On the infrastructure front, Indian Railways is facing a slowing down of its network augmentation, including doubling congested routes. Further, there are large sanctioned projects pending due to inadequate funding for time-bound completion even as implementation of projects in the northeast region or J&K continues to pose huge obstacles. Given this scenario, Indian Railways needs to expand capacity and set up new manufacturing units to augment it. The private sector therefore needs to be involved to help establish a non-lapsable dedicated fund outside the normal budget on socio-economic lines.

To provide capability for safe, secure and productive freight and passenger transportation, Indian Railways intends to undertake modernization by way of expansion of network, increasing the axle load and run double-stack, longer container trains. There is also a plan to modernize the electronic signaling technologies for maximum track utilisation and for providing high-speed operations with safety.
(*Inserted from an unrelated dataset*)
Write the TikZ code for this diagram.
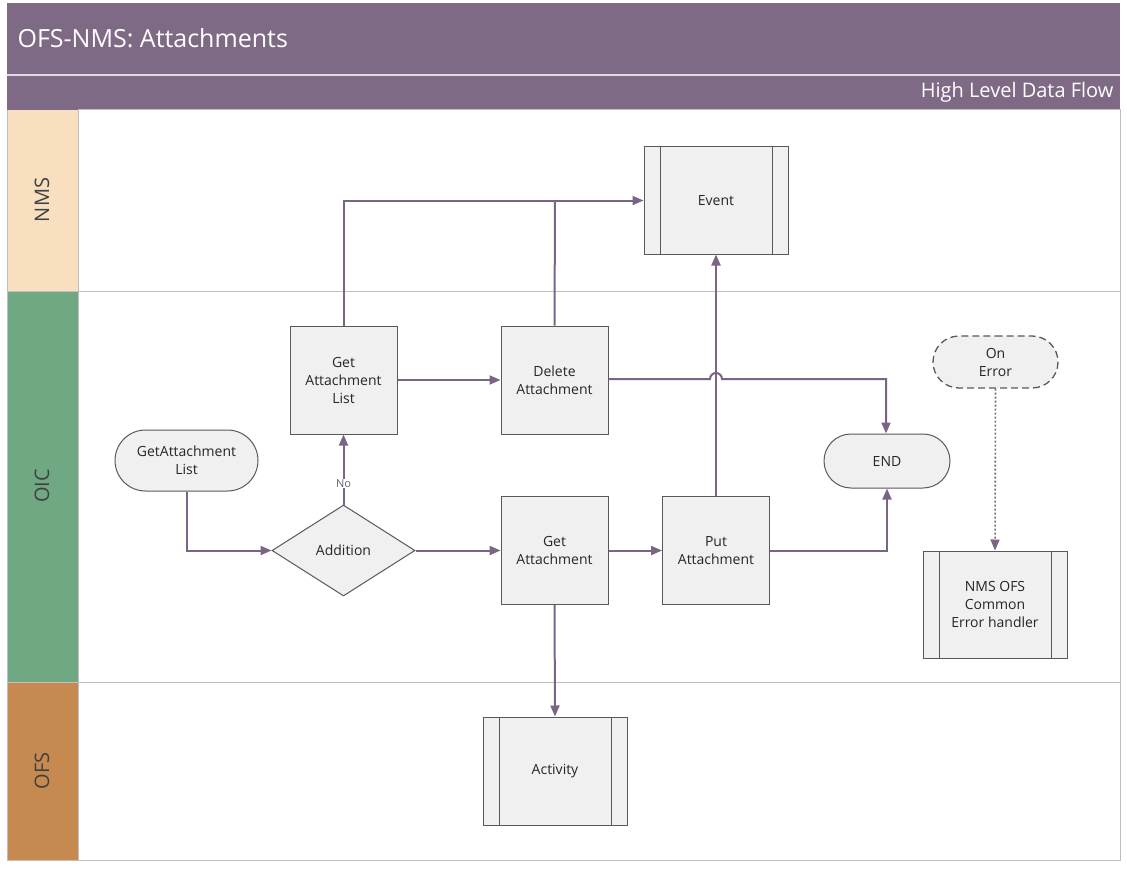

Some of the companies that may benefit from such a plan include Kernex Microsystems (India), Nelco, Bharat Heavy Electricals, Hind Rectifiers, Transformers & Rectifiers (India), etc.

Meanwhile, in order to expand and modernize the railway network, the Union Cabinet has allowed FDI in the sector which is expected give a fillip to infrastructure development. FDI has also been allowed for the dedicated freight corridor project. India has a huge array of ageing locomotives and there has been a plan to get them replaced by attracting FDI through a PPP model. Any development in this direction in the coming rail budget will definitely benefit companies like Stone India and locomotive manufacturer BEML.